On the streets of L.A.’s notorious Skid Row, the smell of crack, heroin and human waste hangs in the air. For 47-year-old Khalil Rafati, it brings back old memories.
“That triggers me a little bit, seeing a syringe,” he laughed.
“I wouldn’t have even noticed that,” said correspondent Mireya Villarreal. “But you picked it up in an instant.”
“Yeah, ‘cause that’s what I used every 15 minutes,” he said.
Rafati was a homeless heroin addict who turned his life around and began a popular Los Angeles juice chain. He is now sharing his story to inspire others, documenting his unlikely journey in his book, “I Forgot to Die” (Lioncrest).
Rafati grew up in Ohio. He escaped a childhood scarred by physical and sexual abuse by moving to Los Angeles, but there was no escaping his demons. He started using and selling drugs.
That led to a felony drug conviction and, later, his descent into heroin addiction and homelessness.
Rafati showed Villarreal where he would get drugs and panhandle. “It’s like being hijacked,” he said. “You have to have drugs.”
More than once, Rafati ended up in the Los Angeles County Jail.
Withdrawals there, he said, were “the worst ever. On a cold, cement floor, just horrible.”
Rafati has been sober for 13 years now, but admits he still thinks about getting high sometimes.

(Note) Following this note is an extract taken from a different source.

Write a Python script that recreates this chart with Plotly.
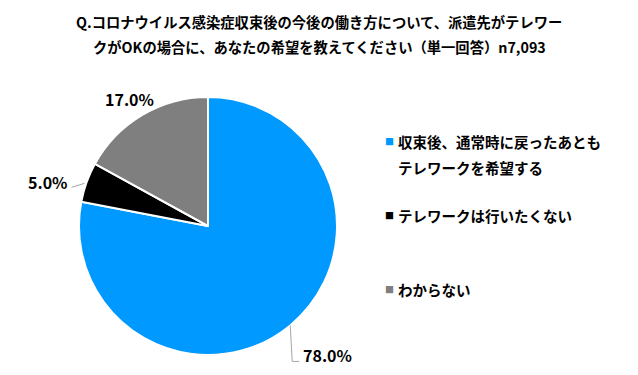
import plotly.graph_objects as go
import math

labels = ["収束後、通常時に戻ったあとも<br>テレワークを希望する", "テレワークは行いたくない", "わからない"]
legend_text = [["収束後、通常時に戻ったあとも", "テレワークを希望する"], ["テレワークは行いたくない"], ["わからない"]]
values = [78.0, 5.0, 17.0]
colors = ["#0099FF", "#000000", "#7F7F7F"]
title_lines = ["Q.コロナウイルス感染症収束後の今後の働き方について、派遣先がテレワー",
               "クがOKの場合に、あなたの希望を教えてください（単一回答）n7,093"]

W, H = 638, 375
cx, cy, r = 208, 226, 129
FONT = "Noto Sans CJK JP"

def px(x):
    return x / W

def py(y):
    return 1 - y / H

fig = go.Figure()
fig.add_trace(go.Pie(
    labels=labels, values=values, sort=False, direction="clockwise", rotation=0,
    marker=dict(colors=colors, line=dict(color="white", width=2)),
    textinfo="none", hoverinfo="label+percent", showlegend=False,
    domain=dict(x=[px(cx - r), px(cx + r)], y=[py(cy + r), py(cy - r)]),
))

annotations = []
shapes = []
# title
for i, line in enumerate(title_lines):
    annotations.append(dict(text=f"<b>{line}</b>", x=0.5, y=py(21 + 26 * i), xref="paper", yref="paper",
                            showarrow=False, xanchor="center", yanchor="middle",
                            font=dict(family=FONT, size=14.3, color="#000")))

# data labels computed from slice angles
total = sum(values)
cum = 0
label_cfg = ["elbow", "arrow", "plain"]
lab_font = dict(family=FONT, size=16, color="#000")
for v, cfg in zip(values, label_cfg):
    mid = (cum + v / 2) / total * 2 * math.pi
    cum += v
    sx, sy = math.sin(mid), -math.cos(mid)
    txt = f"<b>{v:.1f}%</b>"
    ex, ey = cx + r * 1.0 * sx, cy + r * 1.0 * sy
    if cfg == "elbow":
        ty = ey + 30
        shapes.append(dict(type="path", xref="paper", yref="paper",
                           path=f"M {px(ex)},{py(ey)} L {px(ex + 2)},{py(ty + 6)} L {px(ex + 9)},{py(ty + 6)}",
                           line=dict(color="#A6A6A6", width=1)))
        annotations.append(dict(text=txt, x=px(ex + 11), y=py(ty), xref="paper", yref="paper",
                                showarrow=False, xanchor="left", yanchor="middle", font=lab_font))
    elif cfg == "arrow":
        shapes.append(dict(type="line", xref="paper", yref="paper",
                           x0=px(ex - 2), y0=py(ey + 1), x1=px(ex - 15), y1=py(ey + 5),
                           line=dict(color="#A6A6A6", width=1)))
        annotations.append(dict(text=txt, x=px(ex - 17), y=py(ey), xref="paper", yref="paper",
                                showarrow=False, xanchor="right", yanchor="middle", font=lab_font))
    else:
        lx, ly = cx + r * 1.2 * sx, cy + r * 1.2 * sy
        annotations.append(dict(text=txt, x=px(lx), y=py(ly + 6), xref="paper", yref="paper",
                                showarrow=False, xanchor="center", yanchor="middle", font=lab_font))

# legend
leg_y = [141, 216, 289]
for lines, c, y0 in zip(legend_text, colors, leg_y):
    annotations.append(dict(text="■", x=px(389), y=py(y0), xref="paper", yref="paper", showarrow=False,
                            xanchor="center", yanchor="middle", font=dict(family=FONT, size=9, color=c)))
    for j, ln in enumerate(lines):
        annotations.append(dict(text=f"<b>{ln}</b>", x=px(396), y=py(y0 + 26 * j), xref="paper", yref="paper",
                                showarrow=False, xanchor="left", yanchor="middle",
                                font=dict(family=FONT, size=14.5, color="#000")))

fig.update_layout(width=W, height=H, margin=dict(l=0, r=0, t=0, b=0),
                  paper_bgcolor="white", plot_bgcolor="white",
                  annotations=annotations, shapes=shapes)
fig.write_html("out.html")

What stops him, he says, is the life he has now … a thriving business he built with his partner, Hayley Gorcey, and the roughly 200 employees that depend on him.
Sunlife Organics has six locations in Los Angeles. His flagship shop in Malibu, with its loyal celebrity clientele, sells superfood smoothies and a healthy lifestyle that Rafati credits with saving his life.

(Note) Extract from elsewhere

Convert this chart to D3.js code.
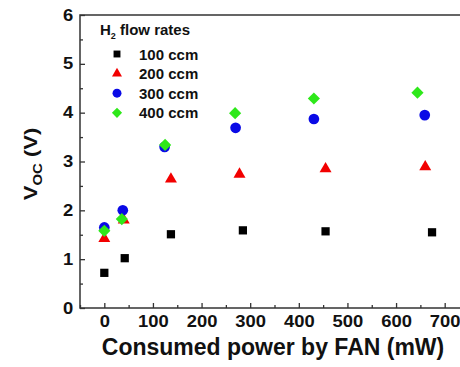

It’s a long way from Skid Row.
Villarreal asked, “What was the point where you were like, ‘No, this really is the end, I’m stopping’?”
“The seizures,” Rafati said. “The abscesses. My teeth were literally rotting out of my head. So just the physical condition that I was in really drove me to kind of have the realization that, like, my time is pretty much up if I don’t make a change.”
After finally getting clean, Rafati started working odd jobs doing yard work and cleaning houses. That led to steady jobs, then investments, and eventually a successful business venture focused on -- of all things -- wellness.
Rafati says he got a second chance at life. But his past remains very much a part of his present.
“The addict in me is what I bring to this operation,” he said. “This relentless pursuit of greatness and pure, authentic self-expression, that’s what it’s all about. So what I bring to the table is, yeah, being nuts.”
“Could you say that this has become your new drug?”
“This isn’t just my new drug,” he said. “This is my anti-depressant, and it’s the greatest anti-depressant I’ve ever tried, and I’ve tried ‘em all.”
Villarreal asked, “What is that advice that you give to, maybe not just recovering addicts, but also people out there who have the dream that you had of owning a business?”
“Never, ever, ever give up. That’s it. Never give up.”